All writers have a process that allows them to create. However, the art of "Writing" is often mistaken for that "Process." Hopefully this blog explains the difference, and inspires people to develop their crafts, become writers, or just keep on writing.

Friday, February 28, 2020

Finding Focus and Holding Focus

Last Wednesday, I was fortunate enough to get the poet and artist Terry Foote to speak at my writing workshop at the Park Forest Public Library. He discussed his process and the journey he took in finally getting his book, Picturesque Poetry, out of his brain and onto the shelves. I don't want to give away the entire story, but one of the important takeaways was about focus. A writer's focus is a special thing, and it inspired me to write this piece.

For the beginning writer, focus is a very tricky idea. Anyone who wants to write a story will tell you that they have everything in mind - the characters are real, the developments vivid, the plot arc crystal-clear. This is a great start, but is it enough? In our mind, we can imagine the expression on Christ's face in The Last Supper, but as we know, there are twelve other people at the table. Their positions and interactions are just as important to the painting. After all, this grand mural isn't just called Christ's Face. Like any meal with thirteen people, there are multiple conversations, groupings, and several areas of character interplay. Our sharp focus on one person actually does not do justice to the greater work.

Part of our journey is about finding our focus. We need to not just see the trees but understand the forest as well. We need to discover all the different aspects of the broader picture, and start developing that as well, while remaining true to those trees we see so clearly. If this doesn't sound so easy, well, it isn't. That's the point. For a writer, the forest is the mood, atmosphere, underlying themes, and continuing messages surrounding the trees that are those main characters. Without all that support, those trees are just a couple of pieces of wood in an open plain.

A common problem writers often encounter in this regard is knowing where a story goes but not knowing how to get there. This is where they need to hold their focus on the characters but include their journey in that view. If the writer does not know where to take those characters, then the problem is pretty simple - they've lost focus on the bigger picture.
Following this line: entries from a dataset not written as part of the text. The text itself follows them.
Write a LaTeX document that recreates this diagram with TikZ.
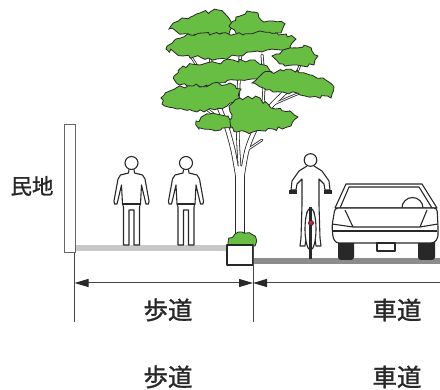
\documentclass[tikz,border=0pt]{standalone}
\usepackage{fontspec}
\newfontfamily\cjk[FakeBold=1.2]{Noto Sans CJK JP}
\usetikzlibrary{arrows.meta,decorations.pathmorphing}

\definecolor{leafgreen}{RGB}{104,190,66}
\definecolor{inkgray}{RGB}{40,40,40}
\definecolor{linegray}{RGB}{70,70,70}
\definecolor{walkgray}{RGB}{200,200,200}
\definecolor{roadgray}{RGB}{140,140,140}
\definecolor{lampred}{RGB}{205,35,45}

\tikzset{
  ink/.style={draw=inkgray, line width=1.1pt, line join=round},
  leaf/.style={fill=leafgreen, draw=inkgray, line width=0.8pt, line join=miter,
    decorate, decoration={random steps, segment length=4pt, amplitude=2pt}},
  dimline/.style={draw=linegray, line width=1pt},
  dimarrow/.style={draw=linegray, line width=1pt},
  dimtip/.tip={Triangle[length=14pt,width=8pt,fill=inkgray,color=inkgray]},
  captext/.style={font=\cjk\fontsize{24.5}{24.5}\selectfont, text=inkgray},
  walker/.pic={
    \draw[ink, fill=white] (-2.5,-75.5) -- (-3,-72) -- (-11,-70) -- (-13.5,-66)
      -- (-17.5,-44) -- (-17,-41) -- (-14.5,-41) -- (-13.5,-45) -- (-10,-60)
      -- (-9,-41) -- (-8,-38) -- (-8,0) -- (-2.5,0) -- (-2.5,-35) -- (2.5,-35)
      -- (2.5,0) -- (8,0) -- (8,-38) -- (9,-41) -- (10,-60) -- (13.5,-45)
      -- (14.5,-41) -- (17,-41) -- (17.5,-44) -- (13.5,-66) -- (11,-70)
      -- (3,-72) -- (2.5,-75.5);
    \draw[ink] (-9,-41) -- (9,-41);
    \draw[ink, fill=white] (0,-82) circle[radius=6.5];
  }
}

% branches: drawn once dark and wide, then once white and narrower
\newcommand\woodlayer[2]{%
  \draw[#1, line width=10pt-#2] (240,243) -- (240,170);
  \draw[#1, line width=5pt-#2] plot[smooth] coordinates {(238,178) (233,150) (226,125) (216,100) (203,75)};
  \draw[#1, line width=5pt-#2] plot[smooth] coordinates {(242,178) (247,150) (256,128) (272,105) (292,86)};
  \draw[#1, line width=3.5pt-#2] plot[smooth] coordinates {(240,172) (238,140) (238,100) (241,45)};
  \draw[#1, line width=3pt-#2] plot[smooth] coordinates {(226,125) (205,108) (182,98)};
  \draw[#1, line width=3pt-#2] plot[smooth] coordinates {(216,100) (212,80) (210,50)};
  \draw[#1, line width=2.5pt-#2] plot[smooth] coordinates {(203,75) (190,55)};
  \draw[#1, line width=3pt-#2] plot[smooth] coordinates {(256,128) (275,118) (290,112)};
  \draw[#1, line width=2.5pt-#2] plot[smooth] coordinates {(272,105) (300,93) (320,88)};
  \draw[#1, line width=3pt-#2] plot[smooth] coordinates {(262,115) (264,85) (262,55)};
  \draw[#1, line width=2.5pt-#2] plot[smooth] coordinates {(292,86) (300,65)};
  \draw[#1, line width=2.5pt-#2] plot[smooth] coordinates {(247,150) (262,140)};
}

\begin{document}
\begin{tikzpicture}[x=1pt, y=-1pt]
\pgfmathsetseed{12}
\useasboundingbox[fill=white] (0,0) rectangle (440,390);

% ground
\fill[walkgray] (75,245) rectangle (228,251);
\fill[roadgray] (253,258) rectangle (440,264);

% boundary wall
\draw[draw=gray!80!black, line width=1pt, fill=white] (64,125) rectangle (75,253);
\node[captext, font=\cjk\fontsize{21.5}{21.5}\selectfont] (minchi) at (32,186) {民地};

% tree
\woodlayer{inkgray, line cap=round}{0pt}
\woodlayer{white, line cap=round}{1.6pt}

\draw[leaf] (169,29) -- (182,18) -- (193,16) -- (200,13) -- (210,12) -- (218,10) -- (228,17)
  -- (233,25) -- (229,34) -- (217,35) -- (200,35) -- (183,34) -- cycle;
\draw[leaf] (229,26) -- (236,17) -- (247,11) -- (258,13) -- (261,20) -- (271,21) -- (285,24)
  -- (281,33) -- (267,37) -- (250,39) -- (237,35) -- cycle;
\draw[leaf] (166,49) -- (176,39) -- (190,35) -- (203,33) -- (223,33) -- (243,35) -- (260,31)
  -- (277,33) -- (296,39) -- (291,48) -- (267,50) -- (250,52) -- (237,56) -- (217,59)
  -- (200,57) -- (183,56) -- cycle;
\draw[leaf] (272,56) -- (283,50) -- (297,48) -- (307,46) -- (318,56) -- (314,65) -- (297,65)
  -- (283,64) -- cycle;
\draw[leaf] (174,76) -- (183,66) -- (200,65) -- (217,63) -- (233,60) -- (250,60) -- (264,65)
  -- (272,72) -- (261,77) -- (240,80) -- (217,84) -- (193,87) -- (179,85) -- cycle;
\draw[leaf] (252,83) -- (263,73) -- (283,71) -- (297,70) -- (310,75) -- (323,78) -- (334,87)
  -- (331,98) -- (317,97) -- (300,95) -- (283,92) -- (266,90) -- cycle;
\draw[leaf] (161,98) -- (176,88) -- (193,86) -- (210,85) -- (230,83) -- (241,89) -- (238,101)
  -- (217,109) -- (197,112) -- (177,109) -- (162,104) -- cycle;
\draw[leaf] (229,106) -- (240,98) -- (260,98) -- (271,108) -- (290,111) -- (298,117)
  -- (291,126) -- (273,129) -- (253,132) -- (237,132) -- (226,124) -- (232,115) -- cycle;
\draw[leaf] (196,121) -- (210,114) -- (228,116) -- (231,128) -- (213,130) -- (199,129) -- cycle;

% planter with shrub
\draw[leaf, decoration={random steps, segment length=3pt, amplitude=1.5pt}]
  (228,246) -- (229,238) -- (235,234) -- (242,232) -- (250,233) -- (256,238)
  -- (255,246) -- cycle;
\draw[ink, fill=white] (227,245) rectangle (253,265);

% pedestrians
\pic at (131.5,245) {walker};
\pic at (186,245) {walker};

% cyclist
\draw[ink, fill=white] (307,166) -- (299,171) -- (292,181) -- (291,190) -- (296,190)
  -- (297,184) -- (302,179) -- (302,205) -- (301,238) -- (300,246) -- (305,246)
  -- (306,238) -- (307,212) -- (314,212) -- (315,238) -- (316,246) -- (321,246)
  -- (320,238) -- (319,205) -- (319,179) -- (324,184) -- (325,190) -- (330,190)
  -- (329,181) -- (322,171) -- (314,166);
\draw[ink, fill=white] (310.5,160) circle[radius=6.3];
\fill[inkgray] (289,190) rectangle (297,194);
\fill[inkgray] (324,190) rectangle (332,194);
\draw[ink, fill=white] (310.5,229) ellipse[x radius=5.5, y radius=21];
\draw[inkgray, line width=3pt] (310.5,207) -- (310.5,259);
\draw[draw=inkgray, line width=0.6pt, fill=lampred] (311,223) circle[radius=2.6];

% car
\draw[ink, fill=white] (335,208) -- (346,184) -- (422,184) -- (437,208) -- cycle;
\draw[ink] (340,208) -- (349,187) -- (419,187) -- (432,208);
\draw[ink] (402,208) arc[start angle=180, end angle=360, radius=10.5];
\fill[inkgray, rounded corners=3pt] (338,238) rectangle (354,260);
\fill[inkgray, rounded corners=3pt] (418,238) rectangle (435,260);
\draw[ink, fill=white, rounded corners=3pt] (335,208) -- (332,226) -- (333,238)
  -- (336,243) -- (434,243) -- (438,238) -- (438,226) -- (437,208) -- cycle;
\draw[ink] (345,210) -- (353,227);
\draw[ink] (427,210) -- (420,227);
\draw[ink] (332,224) -- (353,227) -- (420,227) -- (438,224);
\draw[ink] (333,231) -- (437,231);
\draw[ink, fill=white] (377,243) rectangle (395,251);

% dimension lines
\coordinate (d0) at (74.5,253);
\coordinate (d1) at (253,245);
\coordinate (e0) at (74.5,322);
\coordinate (e1) at (253,322);
\coordinate (a0) at (74.5,283);
\coordinate (a1) at (253,283);
\coordinate (a2) at (440,283);
\draw[dimline] (d0) -- (e0);
\draw[dimline] (d1) -- (e1);
\draw[dimarrow, {dimtip}-{dimtip}] (a0) -- (a1);
\draw[dimarrow, {dimtip}-] (a1) -- (a2);

\node[captext] (walk1) at (168,310) {歩道};
\node[captext] (road1) at (397,310) {車道};
\node[captext] (walk2) at (168,377) {歩道};
\node[captext] (road2) at (397,377) {車道};
\end{tikzpicture}
\end{document}
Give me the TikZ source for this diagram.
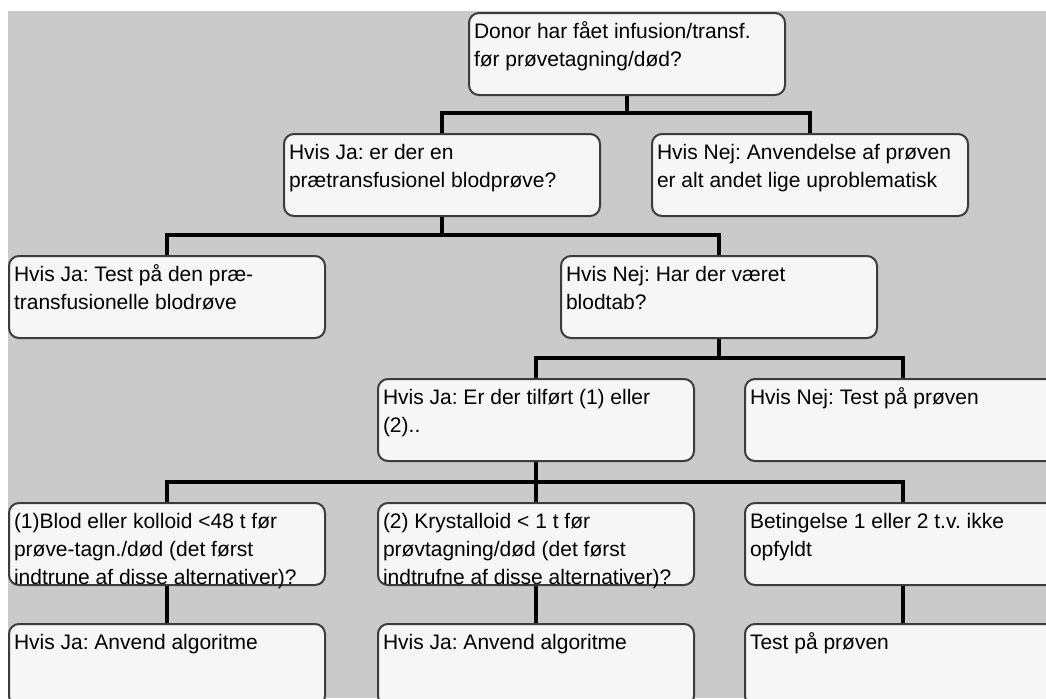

It's easy to get lost in the forest if you only look at the trees.

Now, the other part of this journey is more often seen once the first is completed and outside eyes explore the work. Everyone's a critic, and plenty of comments will challenge your idea of the story you wanted to tell. The criticism will come in many waves, with things like, "I like more dialogue," "I was hoping for more action," or "This needs some wise-cracking sidekick like that guy we met the other week." Maybe there's a grain of truth in these comments. Maybe a few more conversations would spruce up the characters. Would a car chase help? A little humor? These can be valid, but this is your work. Your piece. At this point, the bigger question is, "Would this still be true to what I want to produce?"

If you are writing to make money, be prepared for big rewrites to make the story more marketable, more reader-friendly, more commercial. However, if you want to tell a story that conveys some part of your inner self to the world, Hold onto it tight. Constructive criticisms might help, but ask yourself each time, "Does this change compromise the story I want to tell?" You might have a realization that there is more than you thought, and that's fine. But through it all, hold your focus tightly. It's your story; own it.

And on a final note, Terry Foote will be speaking at the Park Forest Public Library on April 9th, at 7:00 p.m., presenting his art and poetry and speaking about his journey as a writer.